Sembra ormai giunta a maturazione la depenalizzazione del reato di omesso versamento delle ritenute previdenziali, qualora gli importi in contestazione non superino i 10.000,00 euro annui.
Il Consiglio dei Ministri infatti, in data 13 novembre 2015, ha approvato tale disposizione che riprende quanto previsto, sul punto, dalla legge n. 67 del 28 aprile 2014.
L’art. 2 della L. 67/2014 aveva infatti delegato il Governo ad adottare “uno o più decreti legislativi per la riforma della disciplina sanzionatoria dei reati e per la contestuale introduzione di sanzioni amministrative e civili”, disponendo per quanto di interesse di “trasformare in illecito amministrativo il reato di cui all’articolo 2, comma 1-bis, del decreto legge 12 settembre 1983, n. 463, convertito, con modificazioni, dalla legge 11 novembre 1983, n. 638, purché l’omesso versamento non ecceda il limite complessivo di 10.000 euro annui”.
Non solo. Nel citato articolo 2 della legge delega si legge altresì che il datore di lavoro non risponderà neppure dell’illecito amministrativo nel caso in cui provveda al versamento delle somme dovute entro il termine di tre mesi dalla contestazione o dalla notifica dell’avvenuto accertamento della violazione.
E’ bene, sul punto, sottolineare che sino ad ora, nonostante tale previsione inserita nella legge delega e alcune pronunce dei Giudici di merito che avevano, di fatto, ritenuto già depenalizzata la fattispecie, la Corte di Cassazione ha mantenuto una posizione più stringente, affermando che il reato de quo non è ancora stato formalmente trasformato in illecito amministrativo. Addirittura, la Suprema Corte ha sottolineato che “la delega da essa conferita al Governo per l’emanazione dei decreti legislativi delegati, al fine di prevedere la depenalizzazione della fattispecie e la trasformazione della stessa in illecito amministrativo, non è stata ancora esercitata e potrebbe anche non essere in alcun modo utilizzata nel termine fissato” (cfr. Cass. Pen., Sez. III, 11-03-2015, n. 21036/15).

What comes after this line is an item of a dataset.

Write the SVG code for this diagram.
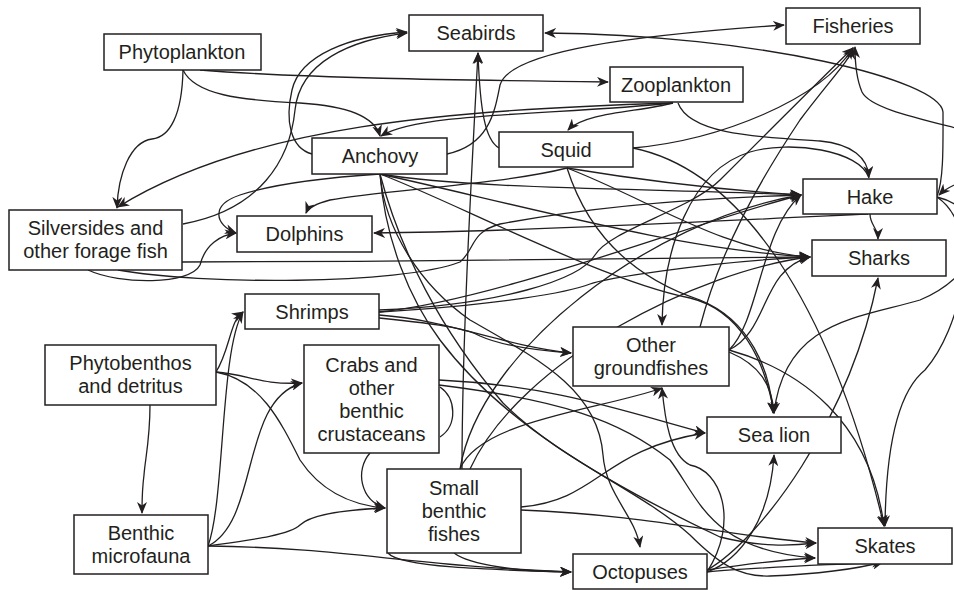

Ecco invece che ora, attraverso l’approvazione del testo da parte del Consiglio dei Ministri, che ha recepito sostanzialmente quanto oggetto di delega sullo specifico punto, l’impasse generatasi sembra arrivare ad una conclusione.
Pertanto, nei processi penali non ancora definiti che hanno per oggetto tale contestazione dovrà essere pronunciato proscioglimento dell’imputato perché il fatto non è più previsto dalla legge come reato.
Si ricorda, infatti, che ai sensi dell’art. 2, secondo comma, C.P. “nessuno può essere punito per un fatto che, secondo una legge posteriore, non costituisce reato; e, se vi è stata condanna, ne cessano l’esecuzione e gli effetti penali”.
Allo stato attuale, tuttavia, non essendo ancora entrata in vigore la disposizione, alcuni Tribunali scelgono di rinviare il procedimento pendente a nuova data, con sospensione del decorso della prescrizione, proprio per evitare la celebrazione inutile di un processo per un reato destinato ormai a non essere più previsto come tale dalla legge.